Cuando Jesús ejerció públicamente su misión empezó a ser escuchado. "Algunos de entre la gente, que habían oído los discursos de Jesús, decían: 'Este es de verdad el profeta'. Otros decían: 'Este es el Mesías'". Su voz se alzaba cada vez más y era cada vez más escuchada por el pueblo. Pero gente del mismo pueblo reaccionaba de manera distinta: "¿Es que de Galilea va a venir el Mesías? ¿No dice la Escritura que el Mesías vendrá del linaje de David, y de Belén, el pueblo de David?" La idea era crear una confusión a su alrededor, de modo que su palabra fuera puesta en duda. Pero la autoridad de Jesús, que había venido "no a ser servido, sino a servir", se imponía por sí misma. Y era tanto, que hasta los mismos guardias del Templo lo reconocían: "Jamás ha hablado nadie como ese hombre". La autoridad de Jesús no era una autoridad basada en la ostentación, en el poder, en la subyugación, sino que se iba imponiendo suavemente, pues contaba con la solidez de la Verdad que Él venía a predicar, que se impone por sí misma, calladamente, sin aspavientos. Esa Verdad que Jesús venía a traer lograba conquistar incluso a algunos de entre los que ejercían esa autoridad basada en la hegemonía religiosa: "Nicodemo, el que había ido en otro tiempo a visitarlo y que era fariseo, les dijo:
'¿Acaso nuestra ley permite juzgar a nadie sin escucharlo primero y averiguar lo que ha hecho?'" Sin el uso de armas ni medios coercitivos, esa Verdad se imponía. Evidentemente, quien ostenta el poder se revuelca ante ella, y busca defenderse: "También ustedes se han dejado embaucar? ¿Hay algún jefe o fariseo que haya creído en él? Esa gente que no entiende de la ley son unos malditos". Su lenguaje de descalificación descubre su falta de razón. No hay argumentos válidos sino solo el desprecio al otro.

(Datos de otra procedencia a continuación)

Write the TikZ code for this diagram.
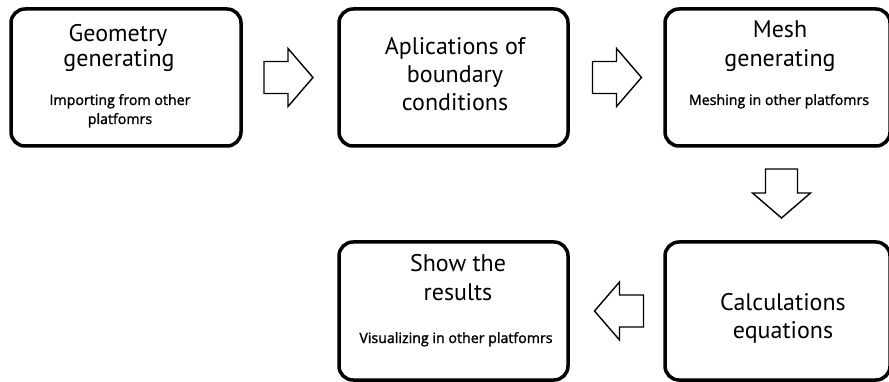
\documentclass[tikz,border=0pt]{standalone}
\usepackage{fontspec}
\setmainfont{PT Sans}
\newfontfamily\notefont[FakeBold=1.5]{Open Sans}
\usetikzlibrary{calc}

\tikzset{
  stagebox/.style={draw=black, line width=3.5pt, rounded corners=14pt, fill=white},
  bigtext/.style={anchor=base, inner sep=0pt, font=\fontsize{24}{28}\selectfont},
  smalltext/.style={anchor=base, inner sep=0pt, font=\notefont\fontsize{14.2}{16}\selectfont},
  blockarrow/.pic={
    \draw[line width=1.4pt, line join=miter, fill=white]
      (-24,-16) -- (0,-16) -- (0,-29) -- (25,0) -- (0,29) -- (0,16) -- (-24,16) -- cycle;
  }
}

\begin{document}
\begin{tikzpicture}[x=1pt, y=-1pt]
  \useasboundingbox (0,0) rectangle (889,382);

  % stage boxes (corner to corner, stroke centres)
  \path[stagebox] (11,9) rectangle (241,146);
  \path[stagebox] (339,9) rectangle (568,146);
  \path[stagebox] (665,9) rectangle (890,146);
  \path[stagebox] (665,242) rectangle (890,380);
  \path[stagebox] (339,242) rectangle (568,380);

  % anchor nodes covering each box
  \node[inner sep=0pt, minimum width=234pt, minimum height=141pt] (geom) at (126,77.5) {};
  \node[inner sep=0pt, minimum width=233pt, minimum height=141pt] (bound) at (453.5,77.5) {};
  \node[inner sep=0pt, minimum width=229pt, minimum height=141pt] (mesh) at (777.5,77.5) {};
  \node[inner sep=0pt, minimum width=229pt, minimum height=142pt] (calc) at (777.5,311) {};
  \node[inner sep=0pt, minimum width=233pt, minimum height=142pt] (show) at (453.5,311) {};

  % texts
  \node[bigtext] (g1) at (118,42) {Geometry};
  \node[bigtext] (g2) at (119,67) {generating};
  \node[smalltext] (g3) at (120,105) {Importing from other};
  \node[smalltext] (g4) at (120,124) {platfomrs};

  \node[bigtext] (b1) at (455,55) {Aplications of};
  \node[bigtext] (b2) at (455,83) {boundary};
  \node[bigtext] (b3) at (455,111) {conditions};

  \node[bigtext] (m1) at (780,38) {Mesh};
  \node[bigtext] (m2) at (780,67) {generating};
  \node[smalltext] (m3) at (779,105) {Meshing in other platfomrs};

  \node[bigtext] (c1) at (783,310) {Calculations};
  \node[bigtext] (c2) at (783,338) {equations};

  \node[bigtext] (s1) at (458,272) {Show the};
  \node[bigtext] (s2) at (458,300) {results};
  \node[smalltext] (s3) at (456,343) {Visualizing in other platfomrs};

  % block arrows between the stages
  \pic (a1) at ($(geom.east)!0.5!(bound.west)+(-2,0)$) {blockarrow};
  \pic (a2) at ($(bound.east)!0.5!(mesh.west)$) {blockarrow};
  \pic[rotate=-90] (a3) at ($(mesh.south)!0.5!(calc.north)+(4,-1)$) {blockarrow};
  \pic[rotate=180] (a4) at ($(show.east)!0.5!(calc.west)+(3,0)$) {blockarrow};
\end{tikzpicture}
\end{document}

Al final, la Verdad se impone. Y se impondrá siempre. Y las malas autoridades quedarán desbancadas. Esa Verdad es inmutable e indestructible. Es la Verdad que se sustenta en la solidez de su fuente, que es Dios mismo. Es la Verdad que nos convoca a ser suyos, a vivir de su amor, a hacerlo nuestra principal baza, a estar bajo la suavidad de su autoridad, y a unirnos todos para caminar solidariamente hacia su encuentro.